David Prendergast, CEO of the Naugatuck Economic Development Corp., said he has not been made aware of any changes to the parcel’s $7.4 million asking price, or of any possible sales.

“I think they’re being proactive in working on the property to put it in a better position for sale,” Prendergast said. “They’re still focused really on a retail development use, which is still the slower end of the real estate market right now.”

With the cleanup done, Prendergast said he hoped interest in the property would increase.

“We’re anxious to see something happen there,” Prendergast said. “It’s a development opportunity. It’s an opportunity for us to create jobs and create tax base, so we’re working with them.”

Contaminated soil had been found 45 feet below ground, so nearly 53,000 cubic yards of uncontaminated soil had to be removed to create safe excavation side slopes, according to Schain. It was stockpiled on site, creating mountains of material about as tall as the former factory building, and lots of speculation among the locals.

By February, samples from the bottom and side walls of the excavation crater were coming up clean, according to Schain. Workers finished backfilling the crater in late April, and the machinery associated with the cleanup is now nowhere to be found.
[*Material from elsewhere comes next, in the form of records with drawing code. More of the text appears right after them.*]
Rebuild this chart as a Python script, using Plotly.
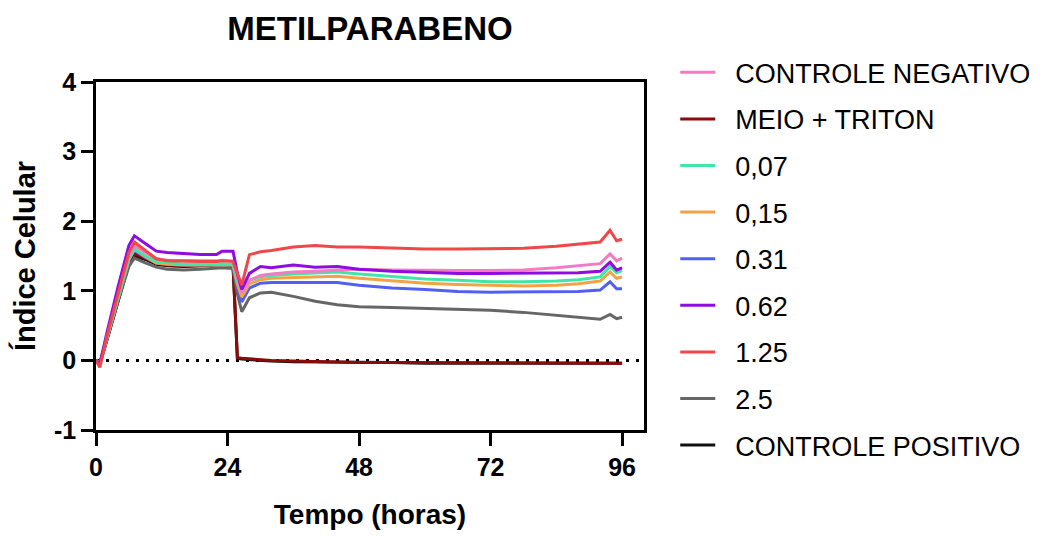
import plotly.graph_objects as go

# Time (hours)
tempo = [0, 0.7, 2, 4, 6, 7, 9, 11, 13, 16, 19, 22, 23, 25, 25.8, 26.6, 28, 30, 32, 36,
         40, 44, 48, 54, 60, 66, 72, 78, 84, 88, 92, 93.8, 95, 96]

controle_negativo = [0, -0.05, 0.35, 0.95, 1.50, 1.65, 1.55, 1.46, 1.44, 1.43, 1.43, 1.43, 1.44, 1.43,
                     1.20, 0.97, 1.15, 1.22, 1.24, 1.27, 1.28, 1.30, 1.31, 1.30, 1.29, 1.29, 1.29,
                     1.30, 1.33, 1.36, 1.39, 1.53, 1.43, 1.47]
meio_triton = [0, -0.05, 0.30, 0.85, 1.40, 1.53, 1.47, 1.40, 1.37, 1.36, 1.37, 1.38, 1.38, 1.37,
               0.04, 0.03, 0.02, 0.01, 0.00, -0.01, -0.02, -0.02, -0.03, -0.03, -0.03, -0.03, -0.04,
               -0.04, -0.04, -0.04, -0.04, -0.04, -0.04, -0.04]
c_007 = [0, -0.05, 0.33, 0.90, 1.45, 1.60, 1.50, 1.42, 1.40, 1.38, 1.38, 1.39, 1.39, 1.38,
         1.15, 0.98, 1.15, 1.20, 1.22, 1.24, 1.25, 1.27, 1.24, 1.20, 1.17, 1.15, 1.13,
         1.13, 1.14, 1.16, 1.20, 1.35, 1.26, 1.29]
c_015 = [0, -0.05, 0.33, 0.90, 1.45, 1.60, 1.49, 1.40, 1.38, 1.37, 1.37, 1.37, 1.38, 1.37,
         1.10, 0.91, 1.10, 1.16, 1.18, 1.19, 1.20, 1.21, 1.18, 1.14, 1.11, 1.09, 1.08,
         1.07, 1.08, 1.10, 1.14, 1.27, 1.18, 1.20]
c_031 = [0, -0.05, 0.33, 0.90, 1.45, 1.58, 1.48, 1.40, 1.38, 1.37, 1.37, 1.37, 1.38, 1.37,
         1.05, 0.84, 1.04, 1.11, 1.12, 1.12, 1.12, 1.12, 1.08, 1.04, 1.02, 0.99, 0.98,
         0.98, 0.98, 0.99, 1.01, 1.13, 1.03, 1.03]
c_062 = [0, -0.05, 0.40, 1.05, 1.65, 1.79, 1.68, 1.57, 1.55, 1.53, 1.52, 1.52, 1.57, 1.57,
         1.25, 1.02, 1.25, 1.35, 1.33, 1.37, 1.34, 1.35, 1.31, 1.28, 1.26, 1.25, 1.25,
         1.25, 1.25, 1.26, 1.28, 1.41, 1.30, 1.33]
c_125 = [0, -0.10, 0.35, 0.95, 1.55, 1.70, 1.58, 1.46, 1.43, 1.42, 1.42, 1.42, 1.43, 1.42,
         1.25, 1.08, 1.52, 1.56, 1.58, 1.63, 1.65, 1.63, 1.63, 1.61, 1.60, 1.60, 1.60,
         1.61, 1.64, 1.67, 1.70, 1.87, 1.72, 1.74]
c_25 = [0, -0.05, 0.30, 0.85, 1.35, 1.47, 1.40, 1.34, 1.31, 1.30, 1.31, 1.32, 1.33, 1.32,
        0.95, 0.70, 0.90, 0.97, 0.98, 0.92, 0.85, 0.80, 0.77, 0.76, 0.75, 0.74, 0.72,
        0.69, 0.65, 0.62, 0.59, 0.66, 0.60, 0.62]
controle_positivo = [0, -0.05, 0.30, 0.85, 1.38, 1.50, 1.45, 1.38, 1.36, 1.35, 1.36, 1.37, 1.37, 1.36,
                     0.03, 0.02, 0.01, 0.00, -0.01, -0.02, -0.02, -0.03, -0.03, -0.03, -0.04, -0.04, -0.04,
                     -0.04, -0.04, -0.04, -0.04, -0.04, -0.04, -0.04]

series_names = ["CONTROLE NEGATIVO", "MEIO + TRITON", "0,07", "0,15", "0.31", "0.62", "1.25", "2.5",
                "CONTROLE POSITIVO"]
series_values = [controle_negativo, meio_triton, c_007, c_015, c_031, c_062, c_125, c_25, controle_positivo]
series_colors = ["#F27BC3", "#8B0A0A", "#3FE6A6", "#F5A246", "#5160F2", "#8F0BE0", "#F04848", "#666666",
                 "#111111"]

x_ticks = [0, 24, 48, 72, 96]
y_ticks = [-1, 0, 1, 2, 3, 4]
y_tick_labels = ["-1", "0", "1", "2", "3", "4"]

# draw order: positive control underneath, then others
draw_order = [8, 1, 7, 4, 3, 2, 0, 5, 6]

NBSP = "\u00a0"
fig = go.Figure()
for i in draw_order:
    fig.add_trace(go.Scatter(
        x=tempo, y=series_values[i], mode="lines", name=NBSP * 2 + series_names[i],
        line=dict(color=series_colors[i], width=3),
        legendrank=i + 1, legendgroup=f"g{i}",
    ))

fig.add_shape(type="line", xref="x", yref="y", x0=0, x1=100, y0=0, y1=0,
              line=dict(color="black", width=3, dash="3px,7px"), layer="below")

font_family = "Liberation Sans, Arial, sans-serif"

# page body has an 8px margin, so the figure is drawn 8px smaller and offset
W, H = 1037, 528
fig.update_layout(
    width=W, height=H,
    margin=dict(l=88, r=W - 88 - 548, t=74, b=H - 74 - 348, autoexpand=False),
    paper_bgcolor="white", plot_bgcolor="white",
    title=dict(text="<b>METILPARABENO</b>", x=0.5, xref="paper", xanchor="center",
               y=1 - 20 / H, yref="container", yanchor="middle",
               font=dict(family=font_family, size=33, color="black")),
    showlegend=True,
    legend=dict(x=1.057, xanchor="left", y=1.097, yanchor="top",
                font=dict(family=font_family, size=27, color="black"),
                traceorder="grouped", tracegroupgap=8.5, itemwidth=35, maxheight=1000,
                bgcolor="rgba(0,0,0,0)"),
    xaxis=dict(range=[0, 100], tickvals=x_ticks, ticks="outside", ticklen=13,
               tickwidth=2.5, tickcolor="black", showline=True, linewidth=2.5, linecolor="black",
               mirror=True, showgrid=False, zeroline=False, automargin=False,
               tickfont=dict(family=font_family, size=25, color="black", weight="bold"),
               title=dict(text="<b>Tempo (horas)</b>", standoff=25,
                          font=dict(family=font_family, size=28, color="black"))),
    yaxis=dict(range=[-1, 4], tickvals=y_ticks, ticktext=y_tick_labels, ticks="outside", ticklen=12,
               tickwidth=2.5, tickcolor="black", showline=True, linewidth=2.5, linecolor="black",
               mirror=True, showgrid=False, zeroline=False, automargin=False,
               tickfont=dict(family=font_family, size=25, color="black", weight="bold"),
               title=dict(text="<b>Índice Celular</b>", standoff=20,
                          font=dict(family=font_family, size=29, color="black"))),
)

fig.write_html("out.html")
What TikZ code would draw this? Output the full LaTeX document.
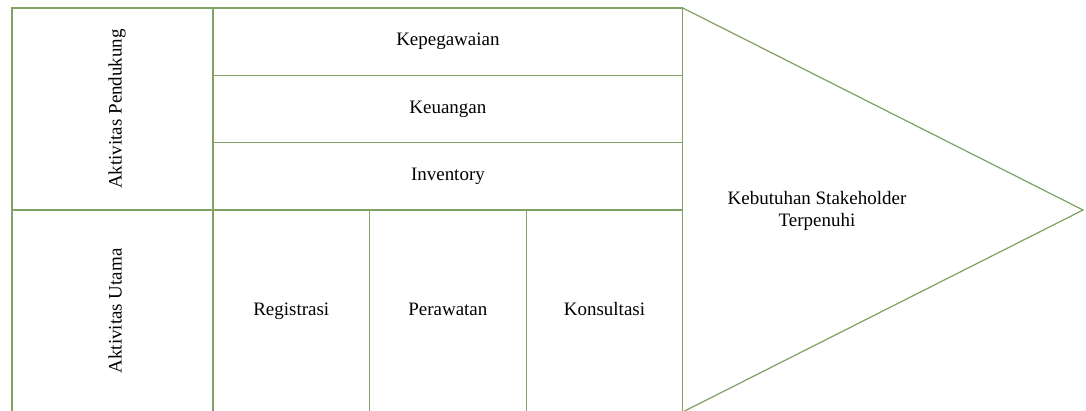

Hershey also had two sumps installed in the center of the crater to provide access to groundwater if contamination is identified in the future, according to Schain.

The factory closed in 2007 when the company moved production to Virginia, leaving more than 200 local workers jobless. The same year, a proposal for a Lowe’s home improvement center, a small steak house and a third small store on that land seemed likely, but never materialized.

Borough officials have said they would like to see another industrial tenant on that land, with machinery that would bring in tax revenue, but the asking price has been too high for industrial buyers.

The land is now worth $1.5 million after last year’s revaluation.